On peut retrouver les idées-forces de cette prise de parole dans un article que Le Monde a publié quelques jours plus tard. Il existe également sur Youtube des vidéos de ce discours, et de ceux qui lui ont succédé dans les deux années qui ont suivi, à Marseille le 22 mars 2008 ou au Sénat le 22 novembre 2008 ou même aux États-Unis, à l’université de Columbia ou au grand centre juif de New York. Il est à noter qu’aucun membre du collectif Liberté pour l’Histoire qui était monté en première ligne contre la loi pénalisant le négationnisme n’a répondu sur le fond à BHL. Pierre Nora, avec tout le respect qu’on lui doit par ailleurs, a refusé un débat avec le philosophe. Et Jean-Noël Jeannenay, très impliqué également dans cette association, a reconnu et salué l’« éloquence » (dixit) du philosophe, lors d’un débat organisé à la Licra sur le négationnisme à la mairie du VIème arrondissement de Paris, sans vouloir pour autant contre-argumenter.

On retiendra que l’intervention de Bernard-Henri Lévy – qui a su se faire entendre, et ce n’est pas là son moindre mérite – a pu, si ce n’est renverser à lui tout seul la tendance, du moins donner à réfléchir et stopper le raz-de-marée des a priori sur ce dossier. Sans sa montée au créneau, la question aurait sans doute été enterrée sous le double poids de l’ignorance et de la Realpolitik, eu égard aux pressions obstinées d’Ankara qui considère le « combat contre les allégations de génocide » comme une priorité de sa politique étrangère.

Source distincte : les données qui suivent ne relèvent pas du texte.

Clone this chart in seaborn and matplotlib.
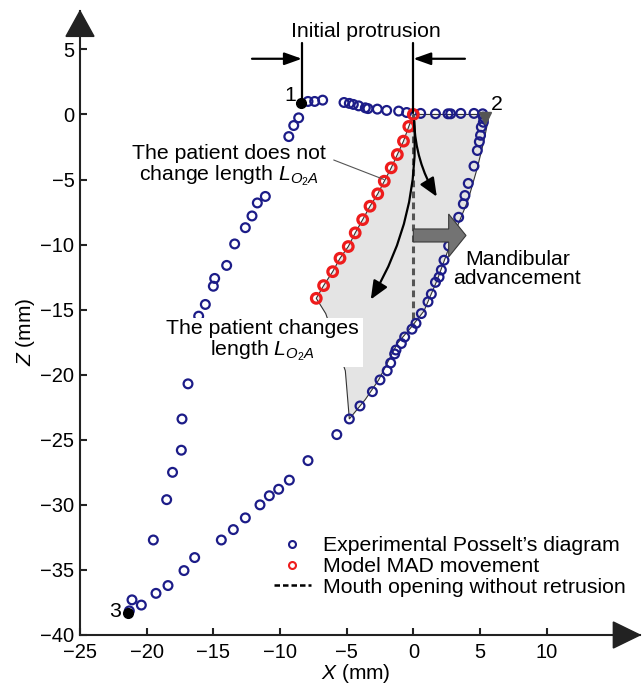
import numpy as np
import pandas as pd
import seaborn as sns
import matplotlib
matplotlib.use("Agg")
import matplotlib.pyplot as plt
from matplotlib.lines import Line2D
from matplotlib.patches import Polygon, FancyArrowPatch

# ---------------- data ----------------
# Experimental Posselt's diagram (blue open circles)
top_x = [-7.9, -7.4, -6.8, -5.2, -4.8, -4.5, -4.1, -3.6, -3.4, -2.7, -2.0, -1.1, -0.5,
         0.55, 1.66, 2.6, 2.8, 3.56, 4.55, 5.2]
top_z = [1.0, 1.0, 1.1, 0.92, 0.85, 0.77, 0.66, 0.51, 0.45, 0.41, 0.31, 0.26, 0.15,
         0.08, 0.05, 0.05, 0.05, 0.08, 0.08, 0.05]
right_x = [5.25, 5.25, 5.1, 5.04, 4.95, 4.8, 4.55, 4.12, 3.87, 3.75, 3.4, 2.65, 2.3, 2.1,
           1.93, 1.66, 1.35, 1.1, 0.6, 0.2, -0.1, -0.65, -0.9, -1.3, -1.4, -1.7, -1.96,
           -2.5, -3.07, -4.0, -4.8, -5.74, -7.9, -9.3, -10.1, -10.8, -11.5, -12.6, -13.5,
           -14.4, -16.4, -17.2, -18.4, -19.3, -20.4, -21.1, -21.3]
right_z = [-0.2, -0.6, -0.97, -1.6, -2.1, -2.77, -3.97, -5.3, -6.23, -6.87, -7.9, -10.1,
           -11.2, -11.95, -12.5, -12.9, -13.8, -14.4, -15.3, -16.05, -16.5, -17.1, -17.6,
           -18.1, -18.4, -19.1, -19.7, -20.4, -21.3, -22.4, -23.4, -24.6, -26.6, -28.1,
           -28.8, -29.3, -30.0, -31.0, -31.9, -32.7, -34.05, -35.05, -36.2, -36.8, -37.7,
           -37.3, -38.15]
left_x = [-19.5, -18.5, -18.06, -17.4, -17.35, -16.9, -16.1, -15.6, -15.0, -14.9, -14.0,
          -13.4, -12.6, -12.1, -11.7, -11.1, -9.34, -8.97, -8.6]
left_z = [-32.7, -29.6, -27.5, -25.8, -23.4, -20.7, -15.5, -14.6, -13.2, -12.6, -11.6,
          -9.95, -8.7, -7.8, -6.8, -6.3, -1.7, -0.85, -0.26]

# Model MAD movement (red open circles)
mad_x = [0.0, -0.34, -0.74, -1.2, -1.66, -2.18, -2.67, -3.25, -3.8, -4.36, -4.88, -5.5,
         -6.05, -6.73, -7.28]
mad_z = [0.0, -0.92, -2.05, -3.08, -4.1, -5.13, -6.1, -7.05, -8.08, -9.1, -10.15, -11.05,
         -12.08, -13.15, -14.13]

# Boundary of shaded region (below red line, then model limit curve)
lower_x = [-6.57, -5.1, -4.8]
lower_z = [-15.3, -19.7, -23.4]
curve_x = [-3.6, -2.6, -1.2, -0.2, 0.8, 1.8, 2.65, 3.3, 4.1, 4.8, 5.3, 5.7]
curve_z = [-21.9, -20.4, -17.6, -16.4, -15.1, -12.7, -10.3, -8.6, -6.6, -4.1, -2.0, 0.0]

# Special positions
p1 = (-8.4, 0.9)
p2 = (5.35, -0.3)
p3 = (-21.4, -38.3)

x_ticks = [-25, -20, -15, -10, -5, 0, 5, 10]
z_ticks = [-40, -35, -30, -25, -20, -15, -10, -5, 0, 5]

exp_df = pd.DataFrame({"X": top_x + right_x + left_x, "Z": top_z + right_z + left_z})
mad_df = pd.DataFrame({"X": mad_x, "Z": mad_z})

# ---------------- style ----------------
sns.set_theme(style="white")
plt.rcParams["font.family"] = ["Liberation Sans", "DejaVu Sans"]
plt.rcParams["mathtext.fontset"] = "custom"
plt.rcParams["mathtext.rm"] = "Liberation Sans"
plt.rcParams["mathtext.it"] = "Liberation Sans:italic"
for k in ["text.color", "axes.labelcolor", "xtick.color", "ytick.color"]:
    plt.rcParams[k] = "black"
FS = 15.3
TFS = 14.5

BLUE = "#1c1c88"
RED = "#ee1c1c"

fig = plt.figure(figsize=(6.42, 6.86), dpi=100)
ax = fig.add_axes([80 / 642, 51 / 686, 560 / 642, 624 / 686])
ax.set_xlim(-25, 17)
ax.set_ylim(-40, 7.95)

# shaded region
poly_x = mad_x + lower_x + curve_x
poly_z = mad_z + lower_z + curve_z
ax.add_patch(Polygon(np.column_stack([poly_x, poly_z]), closed=True, facecolor="#e4e4e4",
                     edgecolor="#333333", linewidth=0.8, zorder=1))

# mouth opening without retrusion (dashed)
ax.plot([0, 0], [0, -16.1], color="#555555", lw=2.2, ls=(0, (2.2, 1.4)), zorder=2)

# scatter points
sns.scatterplot(data=exp_df, x="X", y="Z", ax=ax, marker="o", s=40, facecolor="none",
                edgecolor=BLUE, linewidth=1.6, zorder=3, legend=False)
sns.scatterplot(data=mad_df, x="X", y="Z", ax=ax, marker="o", s=48, facecolor="none",
                edgecolor=RED, linewidth=2.3, zorder=4, legend=False)

# special points
ax.plot(*p1, marker="o", ms=7, color="black", zorder=5)
ax.plot(*p3, marker="o", ms=7, color="black", zorder=5)
ax.plot(*p2, marker="v", ms=9, color="#555555", zorder=5)
ax.text(p1[0] - 0.4, p1[1] + 0.55, "1", fontsize=FS, ha="right", va="center")
ax.text(p2[0] + 0.45, p2[1] + 1.1, "2", fontsize=FS, ha="left", va="center")
ax.text(p3[0] - 0.5, p3[1] + 0.1, "3", fontsize=FS, ha="right", va="center")

# curved black arrows
for end, rad in [((-3.3, -14.4), -0.16), ((1.87, -6.5), 0.14)]:
    ar = FancyArrowPatch((0.05, -0.3), end, connectionstyle=f"arc3,rad={rad}",
                         arrowstyle="-|>,head_length=0.7,head_width=0.3",
                         mutation_scale=16, color="black", lw=1.6, zorder=6)
    ax.add_patch(ar)

# big grey arrow (mandibular advancement)
ax.arrow(0, -9.3, 3.95, 0, width=1.0, head_width=3.3, head_length=1.3,
         length_includes_head=True, fc="#737373", ec="#3a3a3a", lw=0.8, zorder=6)
ax.text(7.8, -11.9, "Mandibular\nadvancement", fontsize=FS, ha="center", va="center",
        linespacing=1.0, zorder=7)

# initial protrusion
ax.plot([-8.36, -8.36], [1.1, 5.5], color="black", lw=1.6, zorder=5)
ax.plot([0, 0], [0.1, 5.5], color="black", lw=1.6, zorder=5)
ax.annotate("", xy=(-8.36, 4.28), xytext=(-12.1, 4.28),
            arrowprops=dict(arrowstyle="-|>,head_length=0.7,head_width=0.25",
                            mutation_scale=15, color="black", lw=1.6, shrinkA=0, shrinkB=0))
ax.annotate("", xy=(0, 4.28), xytext=(3.87, 4.28),
            arrowprops=dict(arrowstyle="-|>,head_length=0.7,head_width=0.25",
                            mutation_scale=15, color="black", lw=1.6, shrinkA=0, shrinkB=0))
ax.text(-3.58, 6.4, "Initial protrusion", fontsize=FS, ha="center", va="center")

# annotations
ax.plot([-5.97, -2.2], [-3.5, -5.0], color="#555555", lw=0.8, zorder=5)
ax.text(-13.8, -3.95, "The patient does not\nchange length $L_{O_2A}$", fontsize=FS,
        ha="center", va="center", linespacing=1.0, zorder=8,
        bbox=dict(facecolor="white", edgecolor="none", pad=1.5))
ax.text(-11.35, -17.4, "The patient changes\nlength $L_{O_2A}$", fontsize=FS,
        ha="center", va="center", linespacing=1.0, zorder=8,
        bbox=dict(facecolor="white", edgecolor="none", pad=3))

# axes styling
for s in ["top", "right"]:
    ax.spines[s].set_visible(False)
for s in ["left", "bottom"]:
    ax.spines[s].set_linewidth(1.5)
    ax.spines[s].set_color("#222222")
ax.set_xticks(x_ticks)
ax.set_yticks(z_ticks)
ax.tick_params(axis="both", direction="in", length=5, width=1.5, labelsize=TFS,
               color="#222222", pad=4)
ax.tick_params(axis="x", pad=6)
ax.tick_params(axis="y", left=True)
ax.tick_params(axis="x", bottom=True)
ax.set_xlabel("$\\it{X}$ (mm)", fontsize=15)
ax.set_ylabel("$\\it{Z}$ (mm)", fontsize=15)
ax.xaxis.set_label_coords(0.493, -0.044)
ax.yaxis.set_label_coords(-0.076, 0.486)

# axis arrows
ax.add_patch(Polygon([[15.0, -41.0], [17.0, -40.0], [15.0, -39.0]], closed=True,
                     color="#222222", clip_on=False, zorder=9))
ax.add_patch(Polygon([[-26.05, 6.0], [-25.0, 7.95], [-23.95, 6.0]], closed=True,
                     color="#222222", clip_on=False, zorder=9))

# legend
handles = [
    Line2D([], [], marker="o", ls="none", mfc="none", mec=BLUE, ms=5, mew=1.5),
    Line2D([], [], marker="o", ls="none", mfc="none", mec=RED, ms=5, mew=1.5),
    Line2D([], [], color="black", lw=1.8, ls=(0, (2.2, 1.2))),
]
labels = ["Experimental Posselt\u2019s diagram", "Model MAD movement",
          "Mouth opening without retrusion"]
ax.legend(handles, labels, loc="upper left", bbox_to_anchor=(0.346, 0.158),
          frameon=False, fontsize=FS, handlelength=1.75, handletextpad=0.55,
          labelspacing=0.08, borderpad=0, borderaxespad=0)

fig.savefig("out.png", dpi=100)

Pour certains peuples défavorisés, le rôle des intellectuels dans l’histoire n’est pas qu’un simple sujet de dissertation. Il en va ainsi des Arméniens pour lesquels le nom de Lévy s’inscrit désormais dans une longue tradition de soutien qui comporte des personnalités aussi exceptionnelles que Jaurès, Péguy ou Sartre. Mais le savoir, la rhétorique, la conviction, peuvent-ils suffire à renverser le cours des choses ?

Une certitude : il faut être en situation de noyade pour connaître la vraie valeur d’une main tendue. Et les Arméniens ne sont pas près d’oublier celle, courageuse, que Bernard-Henri Lévy leur a offerte en 2006 et qui ne les a pas lâchés depuis.